The silicon photodiode 310a provided on the side surface of the projector 300 closer to the side on which the image 301a is projected is configured to detect the laser beams emitted from the laser beam source 360 and reflected by a detection object. Furthermore, the silicon photodiode 310a is configured to input a signal received therein into the control portion 331 through the converter 352.

According to the third embodiment, the control portion 331 is configured to analyze gradations of input image information, calculate the expected detection voltage of the silicon photodiode 310a on the basis of the laser output values as analytical results of the gradations, the reflectance values of the detection object, the transmittance values of the optical system, and the detection sensitivity characteristics of the silicon photodiode 310a, and set the detection threshold of the silicon photodiode 310a on the basis of the expected detection voltage to detect the laser beams reflected by the detection object.

More specifically, the control portion 331 is configured to read information related to gradations from the external video signal input through the video I/F 332 or the image signal input from the portable memory 392 connected thereto through the external I/F 334 and to acquire the laser output values of the red LD 361a, the green LD 362a, and the blue LD 363a as the analytical results of the gradations. Furthermore, the control portion 331 calculates the laser output values as to the respective ones of the red LD 361a, the green LD 362a, and the blue LD 363a. In a case of projecting a white image, for example, all of the red, green and blue laser beams are output with the maximum 256 gradations, and the red LD 361a, the green LD 362a, and the blue LD 363a exhibit laser output values of 235 (mW), 200 (mW), and 80 (mW), respectively at this time, as shown in FIG. 15. Thus, the output values of the maximum gradations vary with the red, green, and blue laser beams. When the color of the projected image is not white, the laser output values of the red LD 361a, the green LD 362a, and the blue LD 363a fluctuate in response to ratios of change of the gradations of red, green, and blue with respect to white. The reflectance of the detection object varies with the red, green, and blue laser beams. The transmittance values of the optical system correspond to those of the laser beams with respect to the collimator lenses 364, the polarizing beam splitters 365a, 365b, and 365c, the lens 367, the beam splitter 380, and the magnifying lenses 390 and 391, and vary with the red, green, and blue laser beams. The gradations are examples of the “color information” in the present invention. The control portion 331 is an example of the “detection threshold set portion” in the present invention.

The control portion 331 is configured to measure (to perform offset calculation of) the reflectance of the detection object varying with the red, green, and blue laser beams and the transmittance of the optical system varying with the red, green, and blue laser beams before any image is input into the projector 300. The control portion 331 calculates the expected detection voltage by employing sensitivity coefficients for the red, green, and blue laser beams obtained on the basis of the detection sensitivity characteristics of the silicon photodiode 310a shown in FIG. 14. According to the third embodiment, the sensitivity coefficients of the silicon photodiode 310a for the red, green, and blue laser beams are 0.00045 (mA/mW), 0.00027 (mA/mW), and 0.00018 (mA/mW), respectively.
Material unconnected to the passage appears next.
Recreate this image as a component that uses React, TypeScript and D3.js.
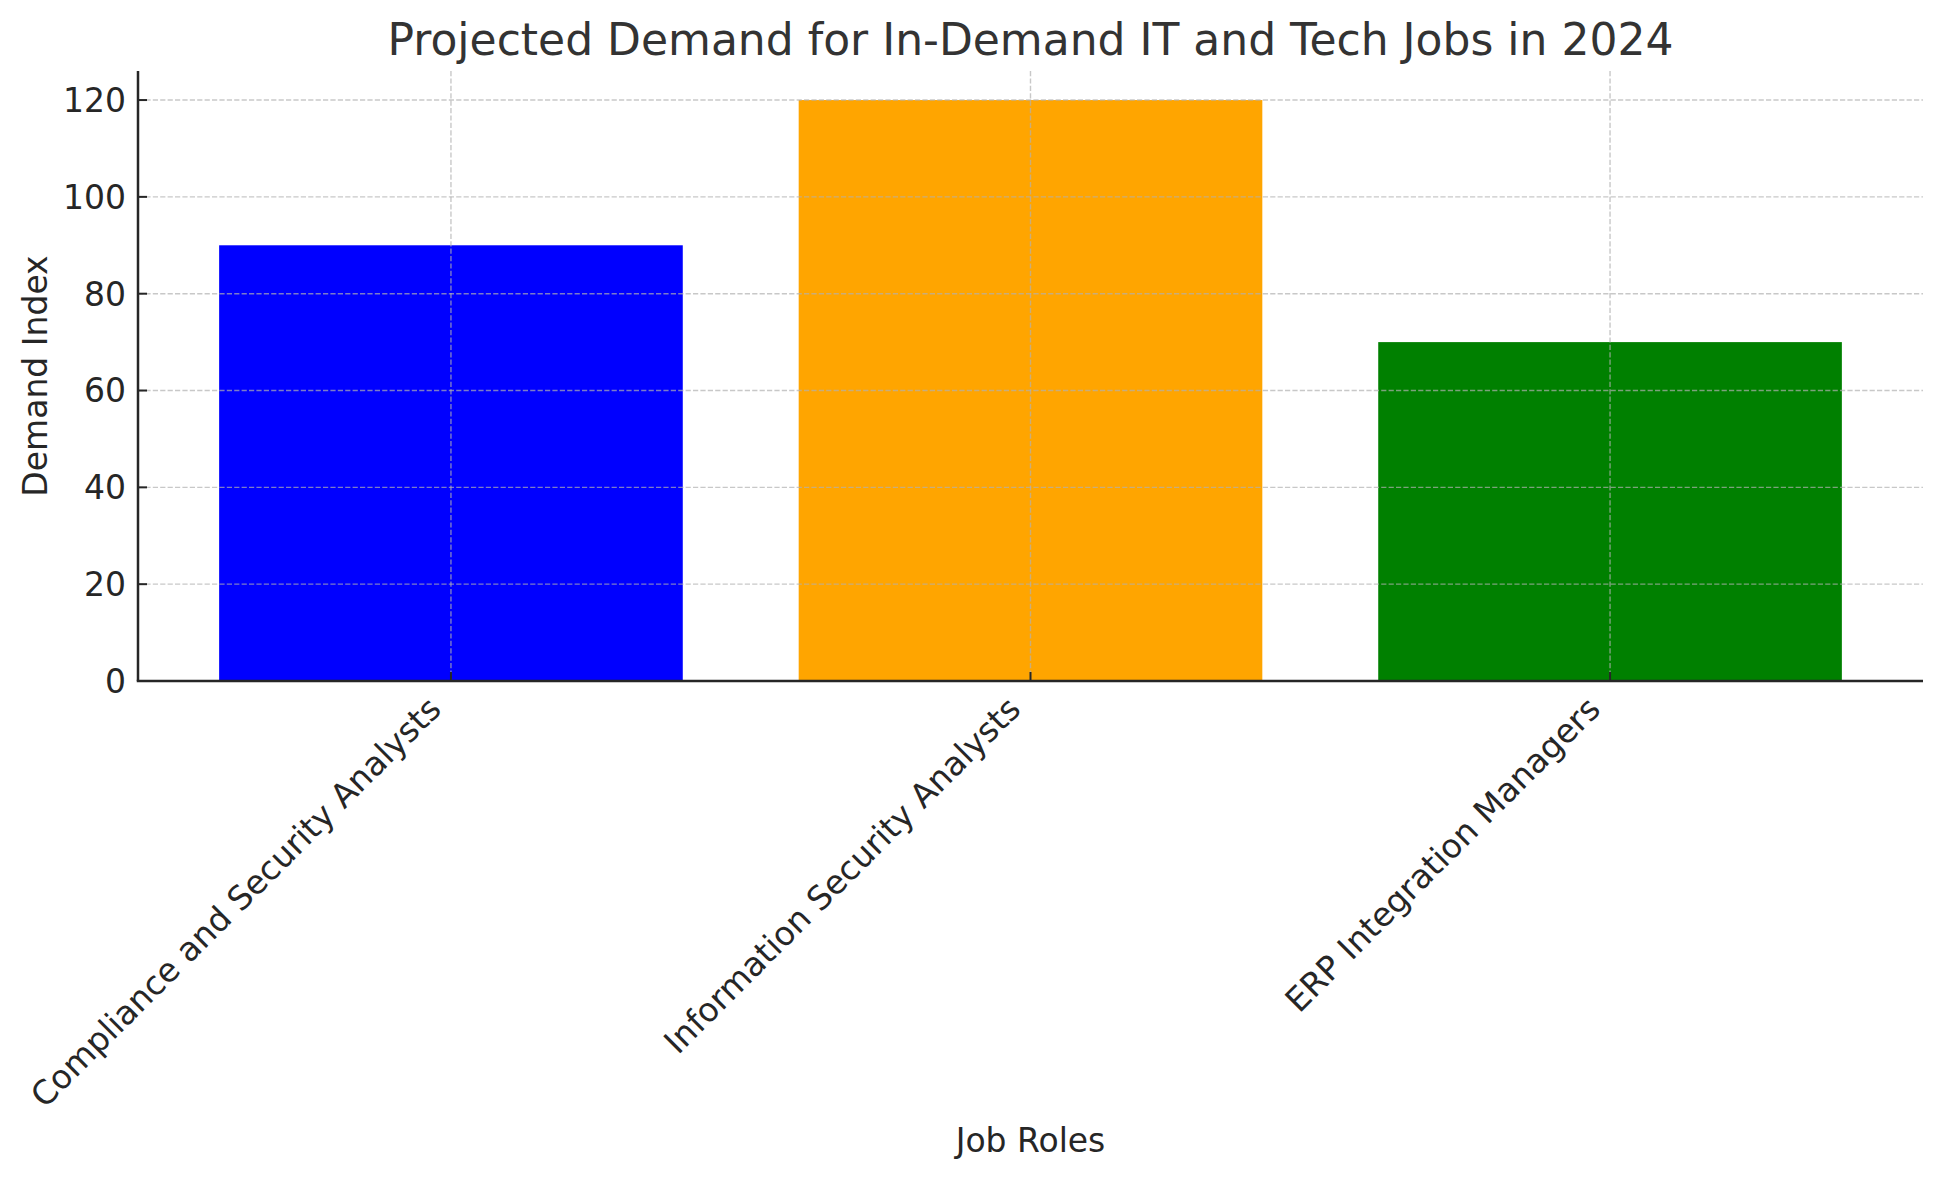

The control portion 331 is configured to read information of the detection sensitivity characteristics of the silicon photodiode 310a from the RAM 333.

The control portion 331 calculates an output current by multiplying the laser output value as the analytical result of the gradation, the reflectance value of the detection object, the transmittance value of the optical system, and the sensitivity coefficient together as to each of the red (R), green (G), and blue (B) laser beams and calculates a total output current (0.08154 mA) by adding up the output currents of the red, green, and blue laser beams, as shown in FIG. 15. Thereafter, the control portion 331 calculates the expected detection voltage (3.2616 V) by multiplying the total output current by an electric analog I/V gain (40000 times). According to the third embodiment, the control portion 331 is configured to set a value obtained by multiplying the calculated expected detection voltage (3.2616 V) by a prescribed percentage (50%, for example) as the detection threshold (1.6308 V). Thus, the set detection threshold varies in response to the magnitude of the expected detection voltage of the silicon photodiode 310a, as shown in FIG. 17. In other words, a large detection threshold (large) is set in response to the expected detection voltage (large) when the expected detection voltage of the silicon photodiode 310a is large (in a case of the expected detection voltage (large)), and a small detection threshold (small) is set in response to the expected detection voltage (small) when the expected detection voltage of the silicon photodiode 310a is smaller than the expected detection voltage (large) (in a case of the expected detection voltage (small)). The expected detection voltage is an example of the “expected detection value” in the present invention. Furthermore, the control portion 331 is configured to analyze a laser output value every time a different image signal is input and set the detection threshold of the silicon photodiode 310a on the basis of the analytical result of the laser output value every time a different image signal is input.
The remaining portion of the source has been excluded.